Civil war ravaged the country. Crime in San Francisco rose. Vigilantes emerged. Many Californian’s traveled east to join the Union Army. Brother turned against brother. Chaos prevailed, but not among thirteen Masonic Brethren who, just a few months prior to October, met on the corner of Sixteenth and Valencia Streets. They decided to form a new lodge located in the Mission District. Where the kinship of many lodges was made of men of the same craft, nationality or religion, this new lodge intended to be different. The kinship of this new lodge was to be men of family and the neighborhood.
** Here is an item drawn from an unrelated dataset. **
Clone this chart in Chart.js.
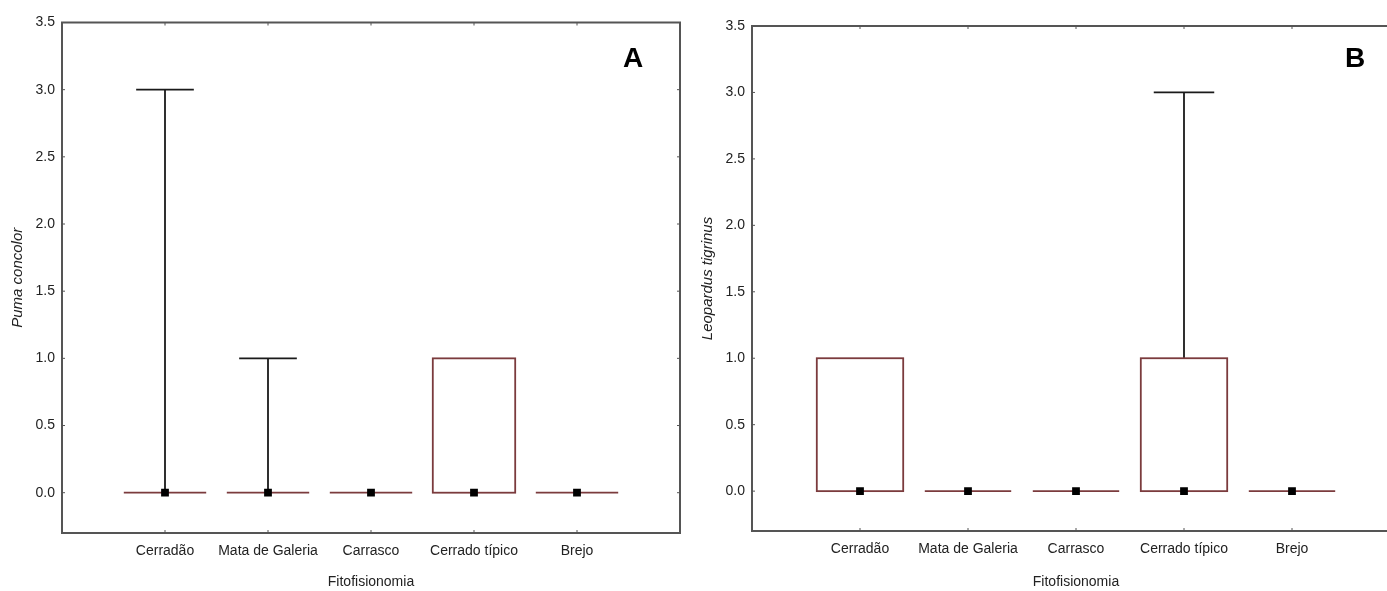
<!DOCTYPE html>
<html>
<head>
<meta charset="utf-8">
<script src="https://cdn.jsdelivr.net/npm/chart.js@4.4.1/dist/chart.umd.min.js"></script>
<style>
    html, body { margin: 0; padding: 0; background: #fff; overflow: hidden; }
    body { width: 1387px; height: 591px; position: relative; }
    .panel { position: absolute; top: 0; height: 591px; }
    #panelA { left: 0; width: 690px; }
    #panelB { left: 690px; width: 720px; }
    .tag { position: absolute; font: bold 28px "Liberation Sans", Arial, sans-serif; color: #000; line-height: 1; }
</style>
</head>
<body>
<div class="panel" id="panelA"><canvas id="chartA"></canvas></div>
<div class="panel" id="panelB"><canvas id="chartB"></canvas></div>
<div class="tag" style="left:623px; top:44px;">A</div>
<div class="tag" style="left:1345px; top:44px;">B</div>

<script>
// Categories (x axis)
const categories = ['Cerradão', 'Mata de Galeria', 'Carrasco', 'Cerrado típico', 'Brejo'];

// Y tick labels
const yTickValues = [0, 0.5, 1, 1.5, 2, 2.5, 3, 3.5];

// Panel A - Puma concolor
const pumaMin = [0, 0, 0, 0, 0];
const pumaQ1 = [0, 0, 0, 0, 0];
const pumaMedian = [0, 0, 0, 0, 0];
const pumaQ3 = [0, 0, 0, 1, 0];
const pumaMax = [3, 1, 0, 1, 0];

// Panel B - Leopardus tigrinus
const tigrinusMin = [0, 0, 0, 0, 0];
const tigrinusQ1 = [0, 0, 0, 0, 0];
const tigrinusMedian = [0, 0, 0, 0, 0];
const tigrinusQ3 = [1, 0, 0, 1, 0];
const tigrinusMax = [1, 0, 0, 3, 0];

Chart.defaults.font.family = '"Liberation Sans", Arial, sans-serif';
Chart.defaults.color = '#222';

// Draws frame, inner ticks, boxes and whiskers using the chart scales
const boxPlugin = {
    id: 'boxes',
    beforeDatasetsDraw(chart, args, opts) {
        const { ctx, chartArea: area, scales: { x, y } } = chart;
        const unit = x.getPixelForValue(1) - x.getPixelForValue(0);
        ctx.save();

        // frame
        ctx.strokeStyle = '#555';
        ctx.lineWidth = 2;
        ctx.strokeRect(area.left, area.top, area.right - area.left, area.bottom - area.top);

        // small inward ticks
        ctx.lineWidth = 1;
        categories.forEach((c, i) => {
            const px = x.getPixelForValue(i + 1);
            ctx.beginPath();
            ctx.moveTo(px, area.top); ctx.lineTo(px, area.top + 3);
            ctx.moveTo(px, area.bottom); ctx.lineTo(px, area.bottom - 3);
            ctx.stroke();
        });
        yTickValues.forEach(v => {
            const py = y.getPixelForValue(v);
            ctx.beginPath();
            ctx.moveTo(area.left, py); ctx.lineTo(area.left + 3, py);
            ctx.moveTo(area.right, py); ctx.lineTo(area.right - 3, py);
            ctx.stroke();
        });

        // whiskers and boxes
        categories.forEach((c, i) => {
            const cx = x.getPixelForValue(i + 1);
            const boxHalf = unit * 0.4;
            const capHalf = unit * 0.28;
            const q1 = y.getPixelForValue(opts.q1[i]);
            const q3 = y.getPixelForValue(opts.q3[i]);
            const lo = y.getPixelForValue(opts.min[i]);
            const hi = y.getPixelForValue(opts.max[i]);

            ctx.strokeStyle = '#1a1a1a';
            ctx.lineWidth = 1.8;
            if (opts.max[i] > opts.q3[i]) {
                ctx.beginPath();
                ctx.moveTo(cx, q3); ctx.lineTo(cx, hi);
                ctx.moveTo(cx - capHalf, hi); ctx.lineTo(cx + capHalf, hi);
                ctx.stroke();
            }
            if (opts.min[i] < opts.q1[i]) {
                ctx.beginPath();
                ctx.moveTo(cx, q1); ctx.lineTo(cx, lo);
                ctx.moveTo(cx - capHalf, lo); ctx.lineTo(cx + capHalf, lo);
                ctx.stroke();
            }

            ctx.strokeStyle = '#7b3b3d';
            ctx.lineWidth = 1.8;
            if (q3 === q1) {
                ctx.beginPath();
                ctx.moveTo(cx - boxHalf, q1); ctx.lineTo(cx + boxHalf, q1);
                ctx.stroke();
            } else {
                ctx.strokeRect(cx - boxHalf, q3, boxHalf * 2, q1 - q3);
            }
        });
        ctx.restore();
    }
};

function makeChart(id, title, stats, top, bottom) {
    return new Chart(document.getElementById(id), {
        type: 'scatter',
        data: {
            datasets: [{
                data: stats.median.map((m, i) => ({ x: i + 1, y: m })),
                pointStyle: 'rect',
                pointRadius: 5.5,
                pointHoverRadius: 5.5,
                backgroundColor: '#000',
                borderColor: '#000',
                borderWidth: 0
            }]
        },
        options: {
            responsive: true,
            maintainAspectRatio: false,
            animation: false,
            layout: { padding: { top: top, right: 10, left: 0, bottom: 0 } },
            plugins: {
                legend: { display: false },
                tooltip: { enabled: false },
                boxes: stats
            },
            scales: {
                x: {
                    type: 'linear',
                    min: 0,
                    max: 6,
                    afterBuildTicks: scale => {
                        scale.ticks = categories.map((c, i) => ({ value: i + 1 }));
                    },
                    afterFit: scale => { scale.height = 591 - bottom; },
                    ticks: {
                        autoSkip: false,
                        maxRotation: 0,
                        padding: 10,
                        font: { size: 14 },
                        callback: v => categories[v - 1]
                    },
                    grid: { display: false, drawTicks: false },
                    border: { display: false },
                    title: {
                        display: true,
                        text: 'Fitofisionomia',
                        font: { size: 14 },
                        padding: { top: 0, bottom: 0 }
                    }
                },
                y: {
                    min: -0.3,
                    max: 3.5,
                    afterBuildTicks: scale => {
                        scale.ticks = yTickValues.map(v => ({ value: v }));
                    },
                    afterFit: scale => { scale.width = 62; },
                    ticks: {
                        padding: 7,
                        font: { size: 14 },
                        callback: v => v.toFixed(1)
                    },
                    grid: { display: false, drawTicks: false },
                    border: { display: false },
                    title: {
                        display: true,
                        text: title,
                        font: { size: 15, style: 'italic' },
                        padding: { top: 9, bottom: 0 }
                    }
                }
            }
        },
        plugins: [boxPlugin]
    });
}

makeChart('chartA', 'Puma concolor', {
    min: pumaMin, q1: pumaQ1, median: pumaMedian, q3: pumaQ3, max: pumaMax
}, 22.5, 533);

makeChart('chartB', 'Leopardus tigrinus', {
    min: tigrinusMin, q1: tigrinusQ1, median: tigrinusMedian, q3: tigrinusQ3, max: tigrinusMax
}, 26, 531);
</script>
</body>
</html>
The dispensation fee in 1863 was $12, the equivalent of $226 in 2015. The dispensation was granted on September 7th, and the first meeting was held on September 16th. That evening of the 16th, the first applicant submitted his petition to receive the degrees.
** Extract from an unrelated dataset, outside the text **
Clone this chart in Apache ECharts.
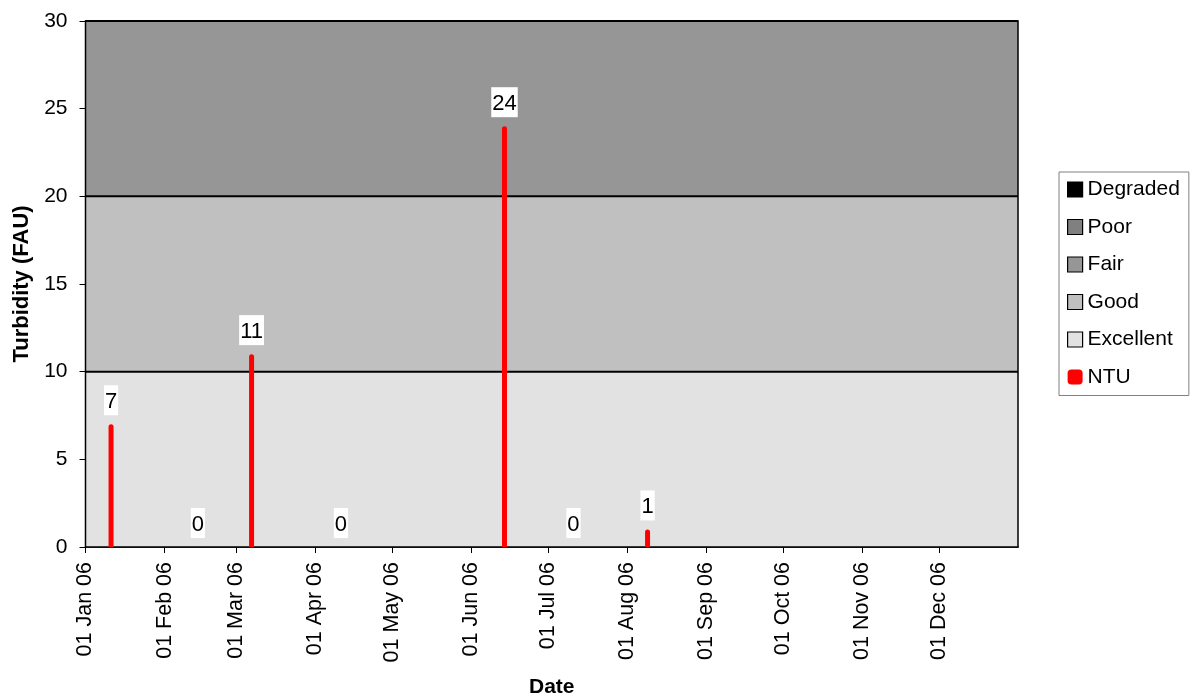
<!DOCTYPE html>
<html>
<head>
<meta charset="utf-8">
<title>Turbidity 2006</title>
<script src="https://cdn.jsdelivr.net/npm/echarts@6/dist/echarts.min.js"></script>
<style>
  html, body { margin: 0; padding: 0; background: #fff; }
  #chart { width: 1193px; height: 700px; }
</style>
</head>
<body>
<div id="chart"></div>
<script>
// Sampling dates and turbidity readings (FAU / NTU)
const sampleDates = ['2006-01-11', '2006-02-14', '2006-03-07', '2006-04-11', '2006-06-14', '2006-07-11', '2006-08-09'];
const ntuValues = [7, 0, 11, 0, 24, 0, 1];

// Water quality classes drawn as stacked bands behind the readings
const bandNames = ['Excellent', 'Good', 'Fair', 'Poor', 'Degraded'];
const bandHeights = [10, 10, 10, 0, 0];
const bandColors = ['#e2e2e2', '#c0c0c0', '#969696', '#808080', '#000000'];
const bandSpan = ['2006-01-01', '2007-01-01'];

// Legend order and y-axis ticks
const legendOrder = ['Degraded', 'Poor', 'Fair', 'Good', 'Excellent', 'NTU'];
const yTicks = { min: 0, max: 30, interval: 5 };

const monthNames = ['Jan', 'Feb', 'Mar', 'Apr', 'May', 'Jun', 'Jul', 'Aug', 'Sep', 'Oct', 'Nov', 'Dec'];
const FONT = '"Liberation Sans", Arial, sans-serif';
const STICK_WIDTH = 5;

const bandSeries = bandNames.map((name, i) => ({
  name: name,
  type: 'line',
  stack: 'bands',
  symbol: 'none',
  silent: true,
  z: 1,
  data: bandSpan.map(d => [d, bandHeights[i]]),
  lineStyle: { color: '#000', width: bandHeights[i] > 0 ? 2 : 0 },
  itemStyle: { color: bandColors[i] },
  areaStyle: { color: bandColors[i], opacity: 1 }
}));

// Each reading is a thin vertical stick from zero up to its value, with a boxed value label
const ntuSeries = {
  name: 'NTU',
  type: 'custom',
  z: 5,
  itemStyle: { color: '#ff0000' },
  encode: { x: 0, y: 1 },
  data: sampleDates.map((d, i) => [d, ntuValues[i]]),
  renderItem: function (params, api) {
    const t = api.value(0);
    const v = api.value(1);
    const base = api.coord([t, 0]);
    const top = api.coord([t, v]);
    const h = base[1] - top[1];
    return {
      type: 'rect',
      shape: {
        x: base[0] - STICK_WIDTH / 2,
        y: top[1],
        width: STICK_WIDTH,
        height: h,
        r: h > 0 ? [STICK_WIDTH / 2, STICK_WIDTH / 2, 0, 0] : 0
      },
      style: { fill: '#ff0000' },
      textContent: {
        style: {
          text: String(v),
          fill: '#000',
          fontFamily: FONT,
          fontSize: 22,
          lineHeight: 25,
          backgroundColor: '#ffffff',
          padding: [4, 1, 1, 1]
        }
      },
      textConfig: { position: 'top', distance: 9 }
    };
  }
};

const chart = echarts.init(document.getElementById('chart'));
chart.setOption({
  animation: false,
  textStyle: { fontFamily: FONT },
  grid: {
    left: 85.5, right: 175, top: 21, bottom: 153,
    outerBoundsMode: 'none',
    containLabel: false,
    show: true, z: 3,
    backgroundColor: 'transparent',
    borderColor: '#000', borderWidth: 1.5
  },
  legend: {
    orient: 'vertical',
    left: 1059, top: 172,
    padding: [7, 9, 8, 8],
    itemGap: 16.5,
    itemWidth: 15, itemHeight: 15,
    backgroundColor: '#fff',
    borderColor: '#808080', borderWidth: 1,
    selectedMode: false,
    textStyle: { fontSize: 21, color: '#000', fontFamily: FONT },
    data: legendOrder.map(name => {
      if (name === 'NTU') {
        return { name: name, icon: 'roundRect', itemStyle: { color: '#ff0000', borderWidth: 0 } };
      }
      const c = bandColors[bandNames.indexOf(name)];
      return { name: name, icon: 'rect', itemStyle: { color: c, borderColor: '#000', borderWidth: 1.2 } };
    })
  },
  xAxis: {
    type: 'time',
    min: bandSpan[0],
    max: bandSpan[1],
    splitNumber: 12,
    minInterval: 28 * 864e5,
    maxInterval: 31 * 864e5,
    name: 'Date',
    nameLocation: 'middle',
    nameGap: 130,
    nameTextStyle: { fontSize: 21, fontWeight: 'bold', color: '#000', fontFamily: FONT },
    axisLine: { lineStyle: { color: '#000', width: 1.5 } },
    axisTick: { show: true, length: 6, lineStyle: { color: '#000' } },
    splitLine: { show: false },
    axisLabel: {
      rotate: 90,
      margin: 15,
      fontSize: 21.5,
      color: '#000',
      fontFamily: FONT,
      hideOverlap: false,
      formatter: function (value) {
        const d = new Date(value);
        if (d.getFullYear() !== 2006) return '';
        const dd = String(d.getDate()).padStart(2, '0');
        return dd + ' ' + monthNames[d.getMonth()] + ' ' + String(d.getFullYear()).slice(2);
      }
    }
  },
  yAxis: {
    type: 'value',
    min: yTicks.min, max: yTicks.max, interval: yTicks.interval,
    name: 'Turbidity (FAU)',
    nameLocation: 'middle',
    nameGap: 48,
    nameTextStyle: { fontSize: 22, fontWeight: 'bold', color: '#000', fontFamily: FONT },
    axisLine: { show: true, lineStyle: { color: '#000', width: 1.5 } },
    axisTick: { show: true, length: 6, lineStyle: { color: '#000' } },
    splitLine: { show: false },
    axisLabel: { margin: 18, fontSize: 21, color: '#000', fontFamily: FONT }
  },
  series: bandSeries.concat([ntuSeries])
});
</script>
</body>
</html>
The First Degree cost $30 ($566 in 2015), the Second Degree cost $20 ($377 in 2015), and the Third Degree also cost $20. On the following stated meeting that Tuesday, October 13th, a cabinet maker by the name of Benjamin F. Odgen became the first applicant voted to receive the degrees of Masonry. Brother Benjamin was initiated the next day on October 14, and thus became the first Entered Apprentice in the newly formed lodge.
One year later on October 13th, 1864, the Grand Lodge of California granted San Francisco’s first “neighborhood lodge” its charter.
The Lodge remains here today, 152 years later.
You know that Lodge as Mission Lodge No. 169.